A group, said to include members of the executive committee of Boiko Borissov’s centre-right GERB party, has announced that they are “phasing out” their membership of GERB and will work on a new political project.

It is not clear how many people are involved in the group, which according to its July 7 2013 statement has members of the previous and current Parliament and provincial and municipal co-ordinators of the party.

One of the signatories of the statement is a former GERB member, Emil Dimitrov, who was expelled from the party and subpoenaed by prosecutors in April in connection with an alleged vote-buying scheme.

At the time, Dimitrov blamed his fate on GERB deputy leader and former interior minister Tsvetan Tsvetanov and on Iskra Fidossova, a senior GERB MP in the 41st National Assembly.

Other signatories to the declaration on July 7 were Ivan Petrov, Pavel Dimitrov, Nedyalko Nedyalov and Konstantin Hadzhigaev.

The statement said that in recent years, GERB had been controlled by people who do not possess all the moral, political and professional qualities required and expected by society. “Consequently, the cause of GERD has been compromised.”

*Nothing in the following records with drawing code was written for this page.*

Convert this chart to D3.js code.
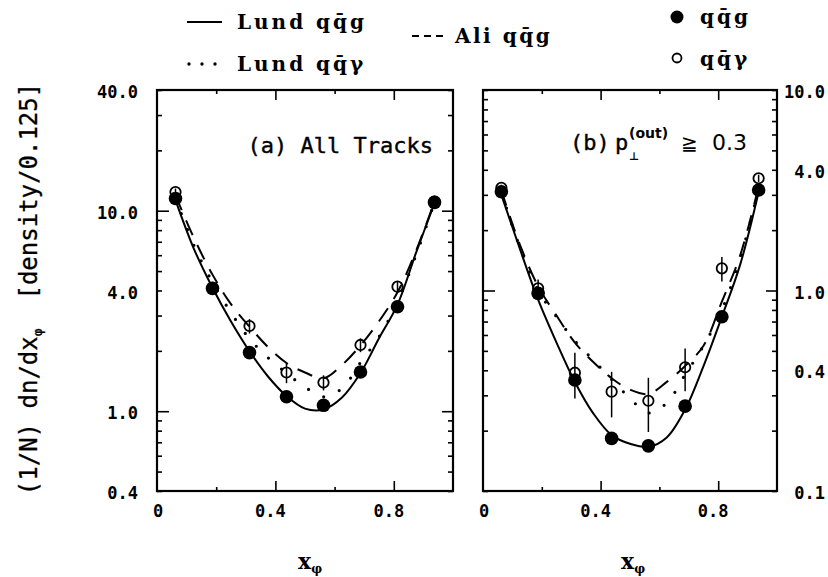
<!DOCTYPE html>
<html>
<head>
<meta charset="utf-8">
<script src="https://cdn.jsdelivr.net/npm/d3@7"></script>
<style>
  body { margin: 0; background: #fff; }
  svg { display: block; }
  text { fill: #000; }
</style>
</head>
<body>
<svg id="chart" width="828" height="577"></svg>
<script>
// ---- data -------------------------------------------------------------
// bin centres of x_phi (bins of width 0.125)
const binCenters = [0.0625, 0.1875, 0.3125, 0.4375, 0.5625, 0.6875, 0.8125, 0.9375];
// abscissae at which the model curves are tabulated
const curveX = [0.0625, 0.125, 0.1875, 0.25, 0.3125, 0.375, 0.4375, 0.5, 0.5625,
                0.625, 0.6875, 0.75, 0.8125, 0.875, 0.9375];

// (a) all tracks
const allGluon       = [11.5, 4.10, 1.96, 1.18, 1.07, 1.57, 3.32, 11.0];
const allPhoton      = [12.4, 4.12, 2.66, 1.56, 1.39, 2.14, 4.18, 11.1];
const allPhotonErr   = [0.5, 0.2, 0.22, 0.18, 0.12, 0.17, 0.24, 0.5];
const allLundGluon   = [11.3, 6.44, 4.13, 2.80, 1.99, 1.49, 1.19, 1.03, 1.02, 1.17, 1.55, 2.31, 3.4, 6.16, 10.9];
const allLundPhoton  = [11.6, 6.7, 4.4, 3.1, 2.3, 1.85, 1.55, 1.32, 1.18, 1.3, 1.75, 2.35, 3.5, 6.0, 11.0];
const allAliGluon    = [11.9, 7.3, 4.8, 3.42, 2.64, 2.09, 1.74, 1.56, 1.46, 1.70, 2.13, 2.81, 3.92, 6.3, 11.1];

// (b) tracks with p_perp(out) >= 0.3
const cutGluon       = [3.11, 0.968, 0.358, 0.183, 0.168, 0.265, 0.740, 3.17];
const cutPhoton      = [3.25, 1.026, 0.389, 0.313, 0.282, 0.414, 1.29, 3.63];
const cutPhotonErr   = [0.12, 0.11, 0.10, 0.08, 0.085, 0.10, 0.18, 0.15];
const cutLundGluon   = [3.0, 1.62, 0.90, 0.55, 0.35, 0.244, 0.19, 0.172, 0.166, 0.185, 0.255, 0.42, 0.74, 1.35, 3.1];
const cutLundPhoton  = [3.1, 1.65, 1.0, 0.74, 0.56, 0.45, 0.36, 0.29, 0.245, 0.275, 0.38, 0.53, 0.8, 1.45, 3.2];
const cutAliGluon    = [3.15, 1.7, 1.05, 0.75, 0.55, 0.44, 0.365, 0.32, 0.305, 0.35, 0.42, 0.53, 0.88, 1.5, 3.3];

// axis labelling
const allYTicks   = [40, 10, 4, 1, 0.4];
const allYLabels  = ["40.0", "10.0", "4.0", "1.0", "0.4"];
const cutYTicks   = [10, 4, 1, 0.4, 0.1];
const cutYLabels  = ["10.0", "4.0", "1.0", "0.4", "0.1"];
const xTicks      = [0, 0.4, 0.8];
const xLabels     = ["0", "0.4", "0.8"];
const xMajorTicks = [0.4, 0.8];
const xMinorTicks = [0.2, 0.6];

// ---- drawing ----------------------------------------------------------
const MONO = "'DejaVu Sans Mono', monospace";
const SERIF = "'DejaVu Serif', serif";
const SANS = "'DejaVu Sans', sans-serif";
const svg = d3.select("#chart");

const panels = [
  { left: 157, right: 453, top: 90, bottom: 491, yDomain: [0.4, 40], yMajor: [1, 10],
    gluon: allGluon, photon: allPhoton, err: allPhotonErr,
    lundG: allLundGluon, lundP: allLundPhoton, ali: allAliGluon,
    yTicks: allYTicks, yLabels: allYLabels, labelSide: "left" },
  { left: 483, right: 777, top: 90, bottom: 491, yDomain: [0.1, 10], yMajor: [1],
    gluon: cutGluon, photon: cutPhoton, err: cutPhotonErr,
    lundG: cutLundGluon, lundP: cutLundPhoton, ali: cutAliGluon,
    yTicks: cutYTicks, yLabels: cutYLabels, labelSide: "right" }
];

function styleAxis(sel) {
  sel.select(".domain").remove();
  sel.selectAll(".tick line").attr("stroke", "#000").attr("stroke-width", 1.6);
  sel.selectAll(".tick text").remove();
}

panels.forEach(p => {
  const x = d3.scaleLinear().domain([0, 1]).range([p.left, p.right]);
  const y = d3.scaleLog().domain(p.yDomain).range([p.bottom, p.top]);
  const g = svg.append("g");

  // inward log ticks on both vertical edges
  const minor = y.ticks().filter(v => !p.yMajor.includes(v));
  g.append("g").attr("transform", `translate(${p.left},0)`)
    .call(d3.axisLeft(y).tickValues(minor).tickSize(-5)).call(styleAxis);
  g.append("g").attr("transform", `translate(${p.left},0)`)
    .call(d3.axisLeft(y).tickValues(p.yMajor).tickSize(-12)).call(styleAxis);
  g.append("g").attr("transform", `translate(${p.right},0)`)
    .call(d3.axisRight(y).tickValues(minor).tickSize(-5)).call(styleAxis);
  g.append("g").attr("transform", `translate(${p.right},0)`)
    .call(d3.axisRight(y).tickValues(p.yMajor).tickSize(-11)).call(styleAxis);

  // inward ticks on top and bottom edges
  [[d3.axisBottom, p.bottom], [d3.axisTop, p.top]].forEach(([ax, pos]) => {
    g.append("g").attr("transform", `translate(0,${pos})`)
      .call(ax(x).tickValues(xMajorTicks).tickSize(-10)).call(styleAxis);
    g.append("g").attr("transform", `translate(0,${pos})`)
      .call(ax(x).tickValues(xMinorTicks).tickSize(-4)).call(styleAxis);
  });

  // frame
  g.append("rect")
    .attr("x", p.left).attr("y", p.top)
    .attr("width", p.right - p.left).attr("height", p.bottom - p.top)
    .attr("fill", "none").attr("stroke", "#000").attr("stroke-width", 2.2);

  // y tick labels
  const labX = p.labelSide === "left" ? 138 : 825;
  g.selectAll(null).data(p.yTicks).join("text")
    .attr("x", labX).attr("y", d => y(d) + 2)
    .attr("text-anchor", "end").attr("dominant-baseline", "central")
    .attr("font-family", MONO).attr("font-weight", "bold").attr("font-size", 17)
    .text((d, i) => p.yLabels[i]);

  // x tick labels
  g.selectAll(null).data(xTicks).join("text")
    .attr("x", d => x(d) + (d === 0 ? 1 : -5)).attr("y", 511)
    .attr("text-anchor", "middle").attr("dominant-baseline", "central")
    .attr("font-family", MONO).attr("font-weight", "bold").attr("font-size", 17)
    .text((d, i) => xLabels[i]);

  // model curves
  const line = d3.line().x(d => x(d[0])).y(d => y(d[1])).curve(d3.curveCatmullRom.alpha(0.5));
  const pts = arr => curveX.map((u, i) => [u, arr[i]]);
  g.append("path").attr("d", line(pts(p.lundG)))
    .attr("fill", "none").attr("stroke", "#000").attr("stroke-width", 2);
  g.append("path").attr("d", line(pts(p.ali)))
    .attr("fill", "none").attr("stroke", "#000").attr("stroke-width", 2)
    .attr("stroke-dasharray", "16,11");
  g.append("path").attr("d", line(pts(p.lundP)))
    .attr("fill", "none").attr("stroke", "#000").attr("stroke-width", 3.2)
    .attr("stroke-linecap", "round").attr("stroke-dasharray", "0,17");

  // q qbar g data
  g.selectAll(null).data(binCenters).join("circle")
    .attr("cx", d => x(d)).attr("cy", (d, i) => y(p.gluon[i])).attr("r", 6.8)
    .attr("fill", "#000");

  // q qbar gamma data with errors
  g.selectAll(null).data(binCenters).join("line")
    .attr("x1", d => x(d)).attr("x2", d => x(d))
    .attr("y1", (d, i) => y(p.photon[i] + p.err[i]))
    .attr("y2", (d, i) => y(p.photon[i] - p.err[i]))
    .attr("stroke", "#000").attr("stroke-width", 1.5);
  g.selectAll(null).data(binCenters).join("circle")
    .attr("cx", d => x(d)).attr("cy", (d, i) => y(p.photon[i])).attr("r", 5.2)
    .attr("fill", "none").attr("stroke", "#000").attr("stroke-width", 1.8);
});

// panel captions
svg.append("text").attr("x", 433).attr("y", 153).attr("text-anchor", "end")
  .attr("font-family", MONO).attr("font-size", 22).attr("stroke", "#000").attr("stroke-width", 0.4)
  .text("(a) All Tracks");

svg.append("text").attr("x", 570).attr("y", 150).attr("font-family", MONO).attr("font-size", 22)
  .attr("stroke", "#000").attr("stroke-width", 0.4).text("(b)");
const pLabel = svg.append("text").attr("x", 615).attr("y", 150)
  .attr("font-family", MONO).attr("font-size", 22);
pLabel.append("tspan").attr("stroke", "#000").attr("stroke-width", 0.4).text("p");
pLabel.append("tspan").attr("x", 629).attr("dy", 10).attr("font-family", SANS)
  .attr("font-weight", "bold").attr("font-size", 11).text("\u22a5");
pLabel.append("tspan").attr("x", 629).attr("dy", -22).attr("font-family", SANS)
  .attr("font-weight", "bold").attr("font-size", 14).text("(out)");
pLabel.append("tspan").attr("x", 681).attr("dy", 12).attr("font-family", SANS)
  .attr("font-size", 20).text("\u2267");
pLabel.append("tspan").attr("x", 712).attr("font-family", SANS).attr("font-size", 22).text("0.3");

// axis titles
const yTitle = svg.append("text")
  .attr("transform", "translate(37,289) rotate(-90)")
  .attr("text-anchor", "middle")
  .attr("font-family", MONO).attr("font-size", 24)
  .attr("stroke", "#000").attr("stroke-width", 0.3);
yTitle.append("tspan").text("(1/N) dn/dx");
yTitle.append("tspan").attr("font-size", 13).attr("dy", 5).text("\u03c6");
yTitle.append("tspan").attr("dy", -5).text("\u00a0\u00a0[density/0.125]");

[310, 633].forEach(cx => {
  const t = svg.append("text").attr("x", cx).attr("y", 569).attr("text-anchor", "middle")
    .attr("font-family", SERIF).attr("font-weight", "bold").attr("font-size", 22);
  t.append("tspan").text("x");
  t.append("tspan").attr("font-size", 12).attr("dy", 4).text("\u03c6");
});

// legend
const qqg = "qq\u0304g", qqgam = "qq\u0304\u03b3";
const leg = svg.append("g").attr("font-family", SERIF).attr("font-weight", "bold")
  .attr("font-size", 20).attr("letter-spacing", 3);
leg.append("line").attr("x1", 187).attr("x2", 222).attr("y1", 22).attr("y2", 22)
  .attr("stroke", "#000").attr("stroke-width", 2);
leg.append("text").attr("x", 237).attr("y", 29).text("Lund " + qqg);
leg.append("line").attr("x1", 189).attr("x2", 218).attr("y1", 64).attr("y2", 64)
  .attr("stroke", "#000").attr("stroke-width", 3.4).attr("stroke-linecap", "round")
  .attr("stroke-dasharray", "0,13");
leg.append("text").attr("x", 237).attr("y", 71).text("Lund " + qqgam);
leg.append("line").attr("x1", 412).attr("x2", 443).attr("y1", 36).attr("y2", 36)
  .attr("stroke", "#000").attr("stroke-width", 2).attr("stroke-dasharray", "7,5");
leg.append("text").attr("x", 455).attr("y", 43).attr("letter-spacing", 2.5).text("Ali " + qqg);
leg.append("circle").attr("cx", 677).attr("cy", 17).attr("r", 6.5).attr("fill", "#000");
leg.append("text").attr("x", 700).attr("y", 24).text(qqg);
leg.append("circle").attr("cx", 677).attr("cy", 58).attr("r", 4.5).attr("fill", "none")
  .attr("stroke", "#000").attr("stroke-width", 1.8);
leg.append("text").attr("x", 700).attr("y", 66).text(qqgam);
</script>
</body>
</html>
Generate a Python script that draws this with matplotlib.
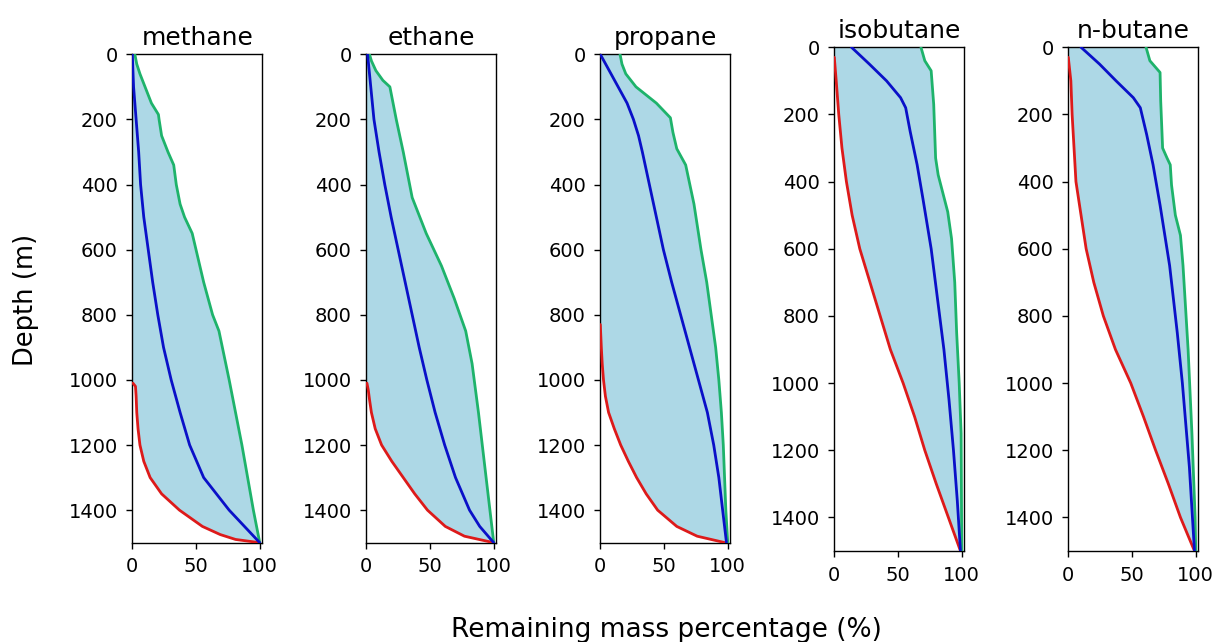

The party/s stated principles and objectives for open government transparency and ethics in politics had been overridden and replaced with the pursuit of private interests. The party was used as a launchpad for appointments to positions of power and gain.

“We reached a situation in which a person against whom charges have been lodged over serious crimes continues being deputy chairperson of the CEDB and is presented as a touchstone of honesty and uprightness,” the statement said, in an apparent reference to Tsvetanov, who is facing charges of unlawful conduct in relation to eavesdropping while he was a cabinet minister.

Dimitrov said that in coming days, the identities of those who would be leaving would become clear. These included former cabinet ministers, he said.

GERB first entered Parliament in 2009, winning the largest single share of seats and forming a minority government that remained in power until March 2013, after Borissov resigned as prime minister after protests in Sofia saw a violent incident.

In the May parliamentary elections, GERB won the largest single share of votes, but less than in 2009, and had no allies in Parliament with which to form a government. In recent weeks, it has been boycotting Parliament, saying that it would attend only if amendments to electoral laws were being discussed.